Il gesto di un segno sigillato in una forma
Un suo grande ammiratore, il compositore Max Reger (Brand, Baviera 1873 - Lipsia 1916) nel 1913 compose i Quattro poemi sinfonici da Arnold Böcklin. Da tempo era affascinato dalla forza di quei colori. Come Liszt, era persuaso che l’immagine, la parola, il gesto di un segno sigillato in una forma, potessero aiutare l’ispirazione dell’artista. Molto distante da qualcosa di semplicemente descrittivo, lontano da una banale riproduzione, la fonte sonora poteva sgorgare liberamente dalle intime emozioni che una poesia o un dipinto sapevano donare. Già Eichendorff e Hölderlin, con le loro ricche parole, lo avevano ispirato per alcuni canti - sinfonici spazi di luce in cui il senso dei versi si dilata in una costellazione di timbri e di voci.

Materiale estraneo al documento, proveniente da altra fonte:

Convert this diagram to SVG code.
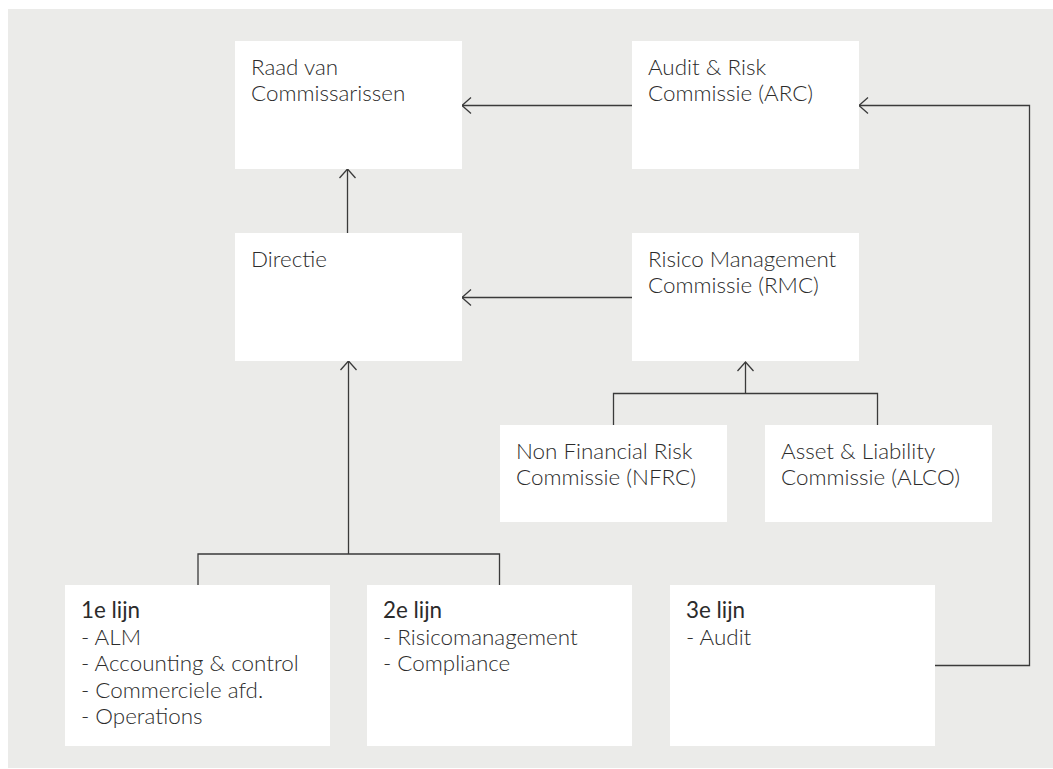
<svg xmlns="http://www.w3.org/2000/svg" width="1053" height="769" viewBox="0 0 1053 769">
<defs>
<style>
.bg{fill:#ebebe9}
.box{fill:#ffffff}
.t{font-family:Lato,"Liberation Sans",sans-serif;font-size:22.4px;font-weight:300;fill:#2b2b2b}
.b{font-weight:400}
.c{fill:none;stroke:#3a3a3a;stroke-width:1.3}
</style>
<marker id="ah" markerWidth="12" markerHeight="20" viewBox="-10 -9 12 18" refX="0" refY="0" orient="auto" markerUnits="userSpaceOnUse">
<path d="M-9,-8 L0,0 L-9,8" fill="none" stroke="#3a3a3a" stroke-width="1.3"/>
</marker>
</defs>
<rect class="bg" x="8" y="9" width="1045" height="759"/>
<g id="connectors">
<path class="c" d="M632,105.5 L462,105.5" marker-end="url(#ah)"/>
<path class="c" d="M347.5,233 L347.5,169" marker-end="url(#ah)"/>
<path class="c" d="M632,297.5 L462,297.5" marker-end="url(#ah)"/>
<path class="c" d="M613.5,425 L613.5,393.5 L877.5,393.5 L877.5,425"/>
<path class="c" d="M745.5,393.5 L745.5,362" marker-end="url(#ah)"/>
<path class="c" d="M198,585 L198,554 L499.5,554 L499.5,585"/>
<path class="c" d="M348.5,554 L348.5,361" marker-end="url(#ah)"/>
<path class="c" d="M935,665.5 L1029.5,665.5 L1029.5,105.5 L859,105.5" marker-end="url(#ah)"/>
</g>
<g id="raad">
<rect class="box" x="235" y="41" width="227" height="128"/>
<text class="t" x="251" y="74.5">Raad van</text>
<text class="t" x="251" y="100.5">Commissarissen</text>
</g>
<g id="arc">
<rect class="box" x="632" y="41" width="227" height="128"/>
<text class="t" x="648" y="74.5">Audit &amp; Risk</text>
<text class="t" x="648" y="100.5">Commissie (ARC)</text>
</g>
<g id="directie">
<rect class="box" x="235" y="233" width="227" height="128"/>
<text class="t" x="251" y="266.5">Directie</text>
</g>
<g id="rmc">
<rect class="box" x="632" y="233" width="227" height="128"/>
<text class="t" x="648" y="266.5">Risico Management</text>
<text class="t" x="648" y="292.5">Commissie (RMC)</text>
</g>
<g id="nfrc">
<rect class="box" x="500" y="425" width="227" height="97"/>
<text class="t" x="516" y="458.5">Non Financial Risk</text>
<text class="t" x="516" y="484.5">Commissie (NFRC)</text>
</g>
<g id="alco">
<rect class="box" x="765" y="425" width="227" height="97"/>
<text class="t" x="781" y="458.5">Asset &amp; Liability</text>
<text class="t" x="781" y="484.5">Commissie (ALCO)</text>
</g>
<g id="lijn1">
<rect class="box" x="65" y="585" width="265" height="161"/>
<text class="t b" x="81" y="618">1e lijn</text>
<text class="t" x="81" y="644.5">- ALM</text>
<text class="t" x="81" y="671">- Accounting &amp; control</text>
<text class="t" x="81" y="697.5">- Commerciele afd.</text>
<text class="t" x="81" y="724">- Operations</text>
</g>
<g id="lijn2">
<rect class="box" x="367" y="585" width="265" height="161"/>
<text class="t b" x="383" y="618">2e lijn</text>
<text class="t" x="383" y="644.5">- Risicomanagement</text>
<text class="t" x="383" y="671">- Compliance</text>
</g>
<g id="lijn3">
<rect class="box" x="670" y="585" width="265" height="161"/>
<text class="t b" x="686" y="618">3e lijn</text>
<text class="t" x="686" y="644.5">- Audit</text>
</g>
</svg>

Poco dopo, su quattro capolavori di Arnold Böcklin - il più grande pittore del secondo Ottocento svizzero-tedesco - concentrò la sua attenzione: L’eremita che suona il violino, Nel gioco delle onde, L’isola dei morti, Baccanale, divennero l’origine di una copiosa metamorfosi sonora.
Solitudine e malinconia
Reger amava Böcklin per la solidità dei toni, la maestria della tecnica, il rigore della composizione e l’enorme rispetto per la tradizione. Se i suoi contrappunti visionari, le grandiose variazioni, i suoi fittissimi intarsi sonori partivano da Bach - trascendendolo in una ricca virulenza espressionista - anche Böcklin aveva sempre dimostrato il suo grande amore per i maestri del passato; e Tiziano, Savoldo, Guido Reni, Rubens, furono i suoi fedeli modelli - per una ispirazione che affondava le proprie radici fino alle antiche pitture di Pompei. Ogni cosa era volontà e contraddizione, tutto era univoco e doppio, molteplice e paradossale; tutto, insieme, è solare e notturno, positivo e negativo, chiaro e oscuro: come nel grande simbolo di Pan, il dio che più amava: il dio dell’unità e della dissociazione, della grazia e della ferocia, dell’armonia e della paura. Cosa rimaneva oltre quelle storie? Cosa perdurava al di là di quegli enigmi che ci descrivono così impietosamente? Solitudine e malinconia, malinconia e dolore; il pianto e l’urlo soffocati dei suoi intensissimi ritratti, che tanto influenzarono Edvard Munch.